Upływ czasu to zresztą jeden z najciekawszych aspektów tej lektury, zwłaszcza w dalszej jej części. To ciągłe odliczanie i monotonność, w której kolejność dni i miesięcy gdzieś się zgubi, jeśli w porę jej nie porachujemy. Zastanawia powracające co kilka rozdziałów przypomnienie, które Czech kieruje być może bardziej do siebie niż do czytelników, o tym ile pór roku już minęło, a ile tygodni w jakim miejscu spędził, jak długo jeszcze do demobilizacji.
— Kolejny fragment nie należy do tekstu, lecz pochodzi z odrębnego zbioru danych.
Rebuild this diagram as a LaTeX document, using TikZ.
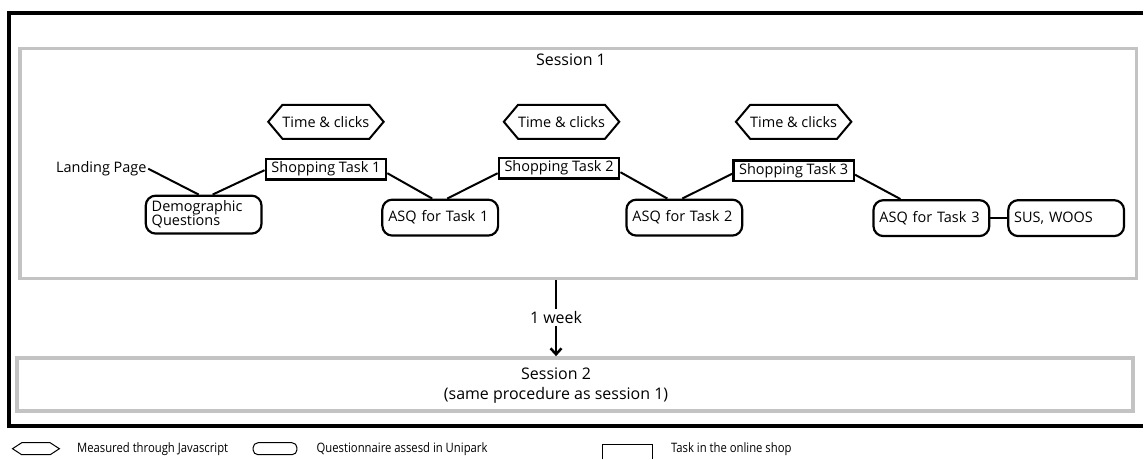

Przeliczany czas płynie wolniej, im bardziej chce się podkreślać jego upływ, tym mocniej się w nim grzęźnie. Dni, choć wloką się, to jednocześnie zlewają w jedność, poprzetykaną rutyną. Owo zjawisko oddane zostało znakomicie, tak jak uczucie lęku, które zawsze stoi na warcie, obserwuje bohaterów. Nigdy jednak nie występuje na pierwszym planie, maskuje się między wierszami. Strach jest dopowiadany, jakby mimowolnie, przy okazji, od niechcenia. Przez to może nawet jeszcze groźniejszy.
W ogóle bardzo wiele, istotnych wątków napisanych jest jakby machając ręką. Śmierć, która pojawia się na kartach zbioru esejów zlewa się w resztę przedstawionej rzeczywistości. W niektórym momentach wraki samochodów, które najechały na minę są opisywane wręcz jak kolejne elementy krajobrazu. Szczątki w nich pozostałe też. Czy widoki te aż tak spowszedniały Czechowi, czy też zupełnie go nie poruszają? Czy ten co kilka stron cytujący ukraińskich poetów wrażliwiec wyparł po prostu traumatyczne obrazy? A może tylko kreuje się na nieporuszonego? Niełatwo to stwierdzić, bo choć narracja jest jak najbardziej subiektywna i pierwszoosobowa, to jednocześnie nie sposób rozgryźć osoby autora. Jedno jest pewne – nie można stwierdzić, że jest takim samym typem, co wyzuty z uczuć Meursault Camus’a. Obojętność Czecha jest inna, bardziej intrygująca, nie totalna i niejednoznaczna. Choć towarzyszy wspomnieniom o strzałach ze strony wroga, sąsiaduje z zachwytem nad literaturą, naturą, a rozdział o prostytutce z zepsutymi zębami bezpośrednio poprzedza rozdział o uwielbieniu do butów marki New Balance model 891.